日本の戦後をリードする力強いリーダーがいなかったというと意を唱える人はいるかもしれないが、実際世界と比べてみるとそう言わざるを得ない。
国債
日本が抱えるもっとも深刻な問題を問われれば、経済学者たちはおそらく「巨額の国債発行残高」と答えるだろう。それは、日本の年間GDP、つまり一年間に日本で生み出された付加価値の約二・五倍に相当する。つまり、たとえ日本人が自分たちのための生産活動を差し置いて国債を完済すべく収入と労力のすべてを費やしたとしても、二年半かかる。さらに悪いことに、発行残高は年々増えつづけている。比較のために述べると、アメリカの財政保守派は米国債の残高を非常に懸念しているが、それはまだGDPの約一倍 でしか ない。ギリシャとスペインは経済に諸問題を抱えていることで悪名高いヨーロッパの二国だが、日本の国債発行残高(対GDP比)はギリシャの二倍、スペインの四倍である(本書執筆時点)。日本の発行残高はユーロ圏一七カ国の債務残高合計に等しいが、ユーロ圏の総人口は日本の三倍である。これほどの負債がありながら、日本の政府がずっと前に崩壊、あるいはデフォルトしなかったのはなぜか?第一に、日本の国債は外国人ではなく日本の個人、日本企業や年金基金(運用額の大部分は国民年金の積立金)、日本銀行であり、いずれも日本政府に対して強硬な態度をとることはない。対照的に、ギリシャ国債の保有者は外国人であり、ギリシャに対して強硬な態度をとり、財政政策の変更を迫った。日本人が保有する国債はあるが、日本は他国に対しては債権国であり、それらの国は日本に対して債務を負っている。第二に、日本はマイナス金利政策をとっている。最後に、日本人債権者と外国人債権者は現在も日本政府の債務返済能力に強い信頼を寄せており、国債を買いつづけている。実際、国債こそが、日本の個人と企業の貯蓄の主たる投資先である。
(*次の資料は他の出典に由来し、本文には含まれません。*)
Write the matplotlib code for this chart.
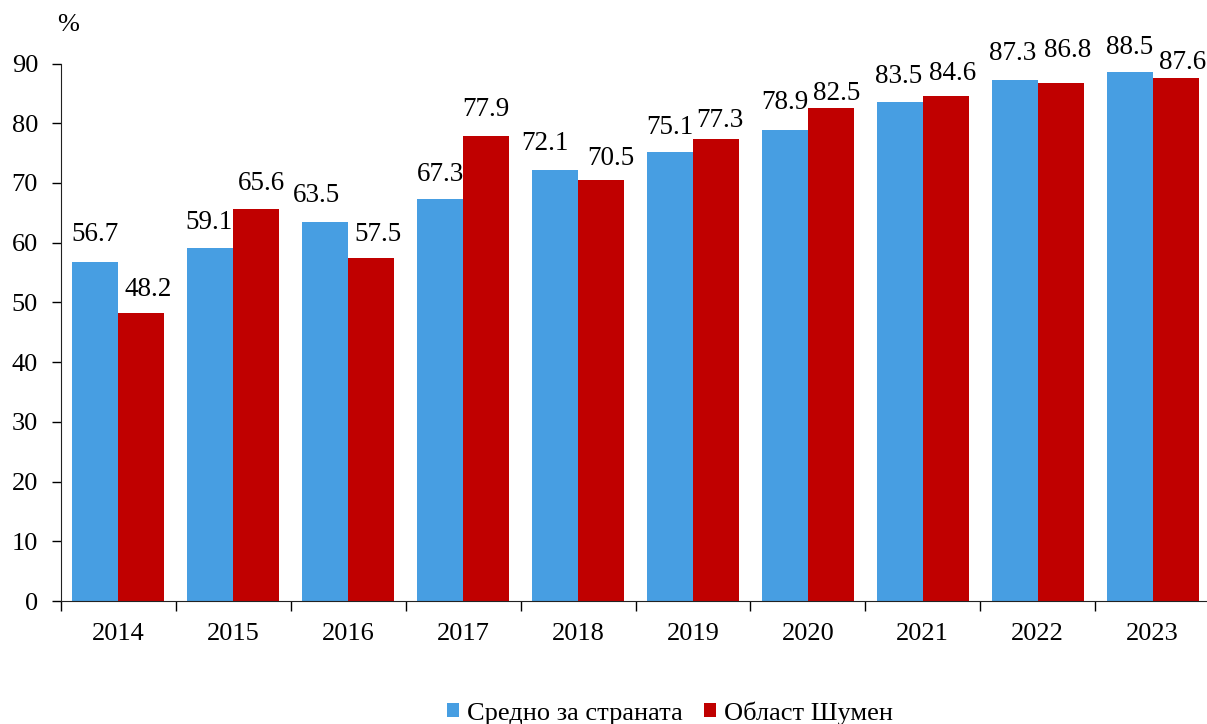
import numpy as np
import matplotlib.pyplot as plt

plt.rcParams['font.family'] = ['Liberation Serif', 'DejaVu Serif']

# data
years = ['2014', '2015', '2016', '2017', '2018', '2019', '2020', '2021', '2022', '2023']
country_avg = [56.7, 59.1, 63.5, 67.3, 72.1, 75.1, 78.9, 83.5, 87.3, 88.5]
shumen = [48.2, 65.6, 57.5, 77.9, 70.5, 77.3, 82.5, 84.6, 86.8, 87.6]
series_names = ['Средно за страната', 'Област Шумен']

# hand placement of the value labels (pixels from bar top centre), as in the original
avg_lbl_dx = [0, -1, -9, 0, -10, 0, 0, -1, -2, 0]
avg_lbl_dy = [28, 26, 26, 25, 27, 25, 27, 26, 26, 25]
sh_lbl_dx = [7, 5, 7, 0, 10, 4, 6, 7, 7, 7]
sh_lbl_dy = [24, 26, 23, 26, 21, 19, 15, 22, 32, 15]

blue = '#479ee2'
red = '#c00000'
fs = 19.5
px = 0.72  # points per pixel at 100 dpi

fig = plt.figure(figsize=(12.07, 7.24), dpi=100)
ax = fig.add_axes([61 / 1207, 1 - 601 / 724, 1149 / 1207, 537.5 / 724])

x = np.arange(len(years))
w = 0.4
b1 = ax.bar(x - w / 2, country_avg, w, color=blue, label=series_names[0])
b2 = ax.bar(x + w / 2, shumen, w, color=red, label=series_names[1])

# value labels above the bars
for bars, vals, dxs, dys in [(b1, country_avg, avg_lbl_dx, avg_lbl_dy),
                             (b2, shumen, sh_lbl_dx, sh_lbl_dy)]:
    for rect, v, dx, dy in zip(bars, vals, dxs, dys):
        ax.annotate(f'{v:.1f}', (rect.get_x() + rect.get_width() / 2, v),
                    xytext=(dx * px, dy * px), textcoords='offset points',
                    ha='center', va='center', fontsize=fs)

ax.set_xlim(-0.5, len(years) - 0.5)
ax.set_ylim(0, 90)
ax.set_yticks(np.arange(0, 91, 10))
ax.tick_params(axis='y', labelsize=19, length=6.5, width=1, direction='out', pad=10)

# category labels centred, tick marks between categories
ax.set_xticks(x)
ax.set_xticklabels(years, fontsize=19)
ax.tick_params(axis='x', which='major', length=0, pad=16)
ax.set_xticks(np.arange(-0.5, len(years) - 0.4, 1), minor=True)
ax.tick_params(axis='x', which='minor', length=7, width=1, direction='out')

for s in ['top', 'right']:
    ax.spines[s].set_visible(False)
for s in ['left', 'bottom']:
    ax.spines[s].set_color('#222222')

fig.text(57 / 1207, 1 - 25 / 724, '%', fontsize=19, va='center', ha='left')

fig.legend(loc='center', bbox_to_anchor=(670 / 1207, 1 - 713 / 724), ncol=2,
           frameon=False, fontsize=19, handlelength=0.45, handleheight=0.45,
           handletextpad=0.3, columnspacing=0.8, borderaxespad=0)

fig.savefig('out.png', dpi=100)
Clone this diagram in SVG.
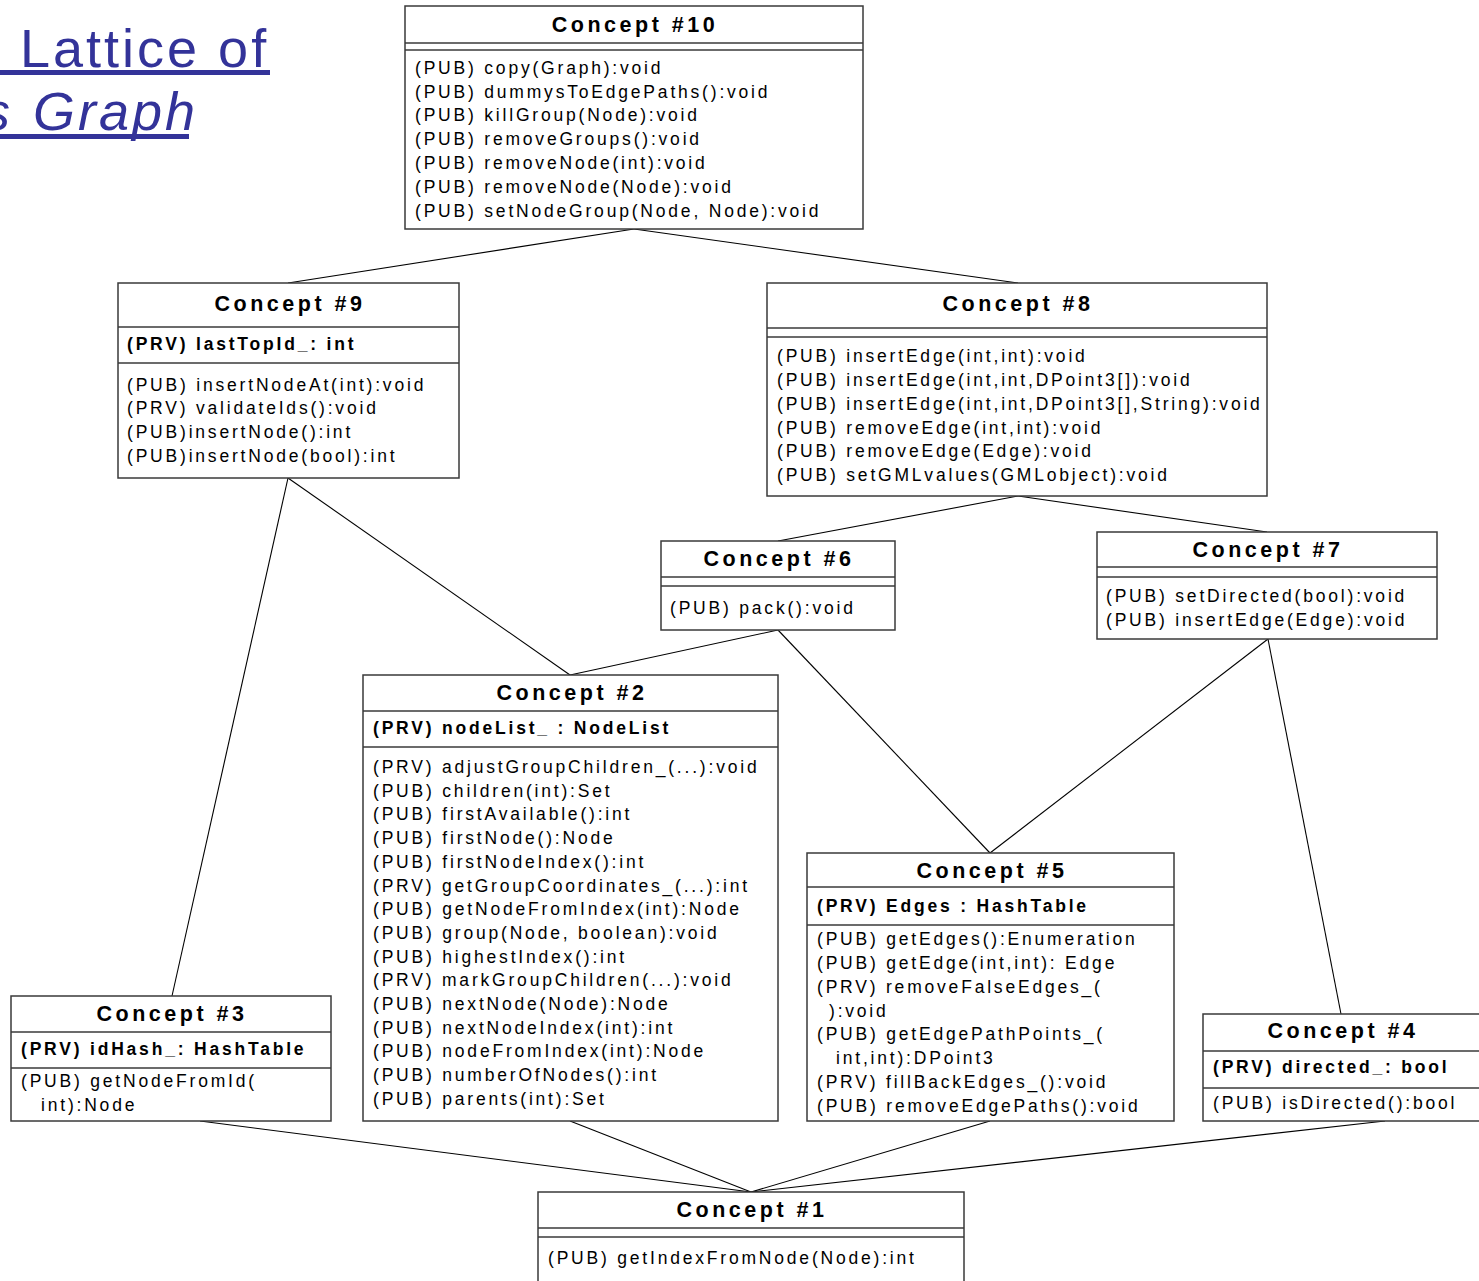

日本の借金はほぼ国民の貯蓄額で賄えるのでギリシャのようなことにはならないだろうが、実際そうしたことが起こったら混乱は避けられないだろう。安全な投資先として依然人気な国債がリスクにさらされるのはどうかと思う。
危機的状況から脱した、7つの国の事例から人類の未来を読み解いていく書籍。『サピエンス全史』のユヴァル・ノア・ハラリ大絶賛!ということで買ってみた(間違ってKindle版と紙の本、両方注文してしまいましたww)が期待が高かった分落胆も。